- [Exercise]: In the listing below, locate the lines that hold "this" and copy them.

- [Extracted material]:
============
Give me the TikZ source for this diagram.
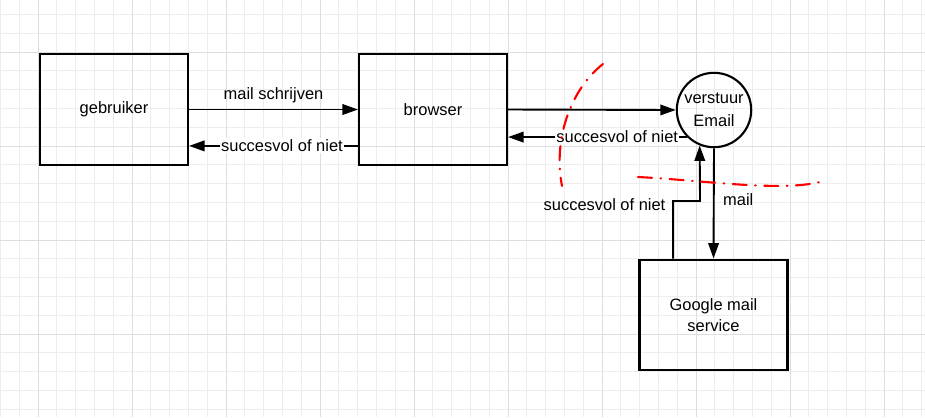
\documentclass[tikz,border=0pt]{standalone}
\usepackage{fontspec}
\setmainfont{Liberation Sans}
\usetikzlibrary{arrows.meta,positioning}

\tikzset{
  minorline/.style={draw=black!7, line width=0.5pt},
  majorline/.style={draw=black!13, line width=0.7pt},
  blok/.style={draw, line width=1.5pt, minimum width=3.7cm, minimum height=2.77cm,
    align=center, font=\fontsize{11.7}{15}\selectfont},
  proces/.style={draw, circle, line width=1.5pt, minimum size=1.86cm, inner sep=0pt,
    align=center, font=\fontsize{11.7}{16.5}\selectfont},
  pijl/.style={line width=1.35pt, -{Triangle[length=11pt,width=7.5pt]}},
  label/.style={font=\fontsize{11.7}{14}\selectfont, inner sep=1pt},
  grens/.style={draw=red, line width=1.5pt, line cap=round,
    dash pattern=on 10pt off 6pt on 0.5pt off 6pt}
}

\begin{document}
\begin{tikzpicture}[x=0.025cm, y=-0.025cm]
                    \useasboundingbox (0,0) rectangle (925,417);
                    \fill[white] (0,0) rectangle (925,417);

                    % Drawing grid
                    \foreach \k in {-2,...,47} {%
                      \draw[minorline] ({38+18.8*\k},0) -- ({38+18.8*\k},417);}
                    \foreach \k in {-3,...,19} {%
                      \draw[minorline] (0,{52+18.8*\k}) -- (925,{52+18.8*\k});}
                    \foreach \k in {0,5,...,45} {%
                      \draw[majorline] ({38+18.8*\k},0) -- ({38+18.8*\k},417);}
                    \foreach \k in {0,5,10,15} {%
                      \draw[majorline] (0,{52+18.8*\k}) -- (925,{52+18.8*\k});}

                    % Marking box gebruiker
                    \node[blok] (gebruiker) at (114,109.5) {gebruiker};%

                    % Marking box browser
                    \node[blok] (browser) at (433,109.5) {browser};%

                    % Marking circle verstuur
                    \node[proces] (verstuur) at (714,110) {verstuur\\Email};%

                    % Marking box google
                    \node[blok] (google) at (713.5,315) {Google mail\\service};%

                    % Drawing arrow gebruiker browser
                    \draw[pijl] (gebruiker.east) -- (browser.west)
                      node[label, midway, above=3pt] {mail schrijven};%

                    % Drawing arrow browser gebruiker
                    \draw[pijl] ([yshift=-0.91cm]browser.west) -- ([yshift=-0.91cm]gebruiker.east)
                      node[label, pos=0.45, fill=white] {succesvol of niet};%

                    % Drawing arrow browser verstuur
                    \draw[pijl] (browser.east) -- (verstuur.west);%

                    % Drawing arrow verstuur browser
                    \draw[pijl] (verstuur.225) -- (verstuur.225 -| browser.east)
                      node[label, pos=0.39, fill=white] {succesvol of niet};%

                    % Drawing arrow verstuur google
                    \draw[pijl] (verstuur.south) -- (google.north)
                      node[label, pos=0.47, right=5pt] {mail};%

                    % Drawing arrow google verstuur
                    \coordinate (bocht) at (700,201);
                    \draw[pijl] ([xshift=-1.01cm]google.north) |- (bocht) -- (verstuur.248);%
                    \node[label, anchor=east] (terug) at (667,205) {succesvol of niet};%

                    % Drawing red boundary lines
                    \draw[grens] (603,64) .. controls (570,90) and (553,140) .. (562,186);%
                    \draw[grens] (638,177) .. controls (700,180) and (780,192) .. (820,182);%
\end{tikzpicture}
\end{document}
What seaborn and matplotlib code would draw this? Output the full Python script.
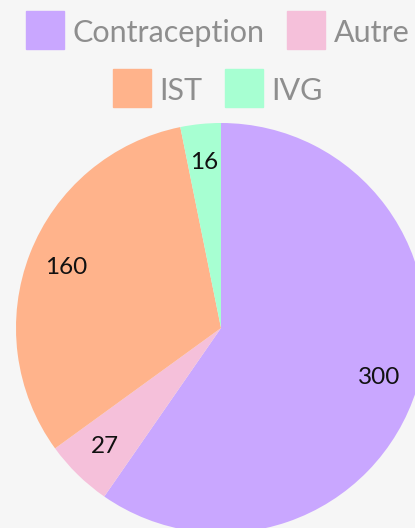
import matplotlib
matplotlib.use("Agg")
import matplotlib.pyplot as plt
from matplotlib.lines import Line2D
import seaborn as sns

categories = ["Contraception", "Autre", "IST", "IVG"]
values = [300, 27, 160, 16]
colors = ["#c9a7ff", "#f5c0da", "#ffb38b", "#a7ffd2"]

sns.set_theme(style="white")
plt.rcParams["font.family"] = ["Lato", "DejaVu Sans"]
palette = sns.color_palette(colors)

W, H = 415, 528
fig = plt.figure(figsize=(W / 100, H / 100), dpi=100)
fig.patch.set_facecolor("#f6f6f6")

cx, cy, r = 221, 328, 205
ax = fig.add_axes([(cx - r) / W, (H - cy - r) / H, 2 * r / W, 2 * r / H])
ax.set_facecolor("#f6f6f6")

wedges, texts, autotexts = ax.pie(
    values, colors=palette, startangle=90, counterclock=False,
    autopct=lambda p: f"{round(p * sum(values) / 100):d}",
    pctdistance=0.81, radius=1.0,
    wedgeprops=dict(linewidth=0),
    textprops=dict(color="#111111", fontsize=17.5),
)
ax.set_xlim(-1, 1)
ax.set_ylim(-1, 1)
ax.set_aspect("equal")
ax.axis("off")

handles = [Line2D([], [], marker="s", linestyle="", markersize=27.5,
                  markerfacecolor=c, markeredgecolor=c) for c in palette]

common = dict(frameon=False, fontsize=22, handlelength=1.2, handleheight=1.0,
              handletextpad=0.3, columnspacing=0.75, borderaxespad=0, borderpad=0,
              ncol=2, labelcolor="#8e8e8e", loc="center")
leg1 = fig.legend(handles[:2], categories[:2], bbox_to_anchor=(218 / W, 1 - 32 / H), **common)
leg2 = fig.legend(handles[2:], categories[2:], bbox_to_anchor=(218 / W, 1 - 90 / H), **common)

fig.savefig("out.png", dpi=100, facecolor=fig.get_facecolor())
============
- [Output below]:
Give me the TikZ source for this diagram.
What seaborn and matplotlib code would draw this? Output the full Python script.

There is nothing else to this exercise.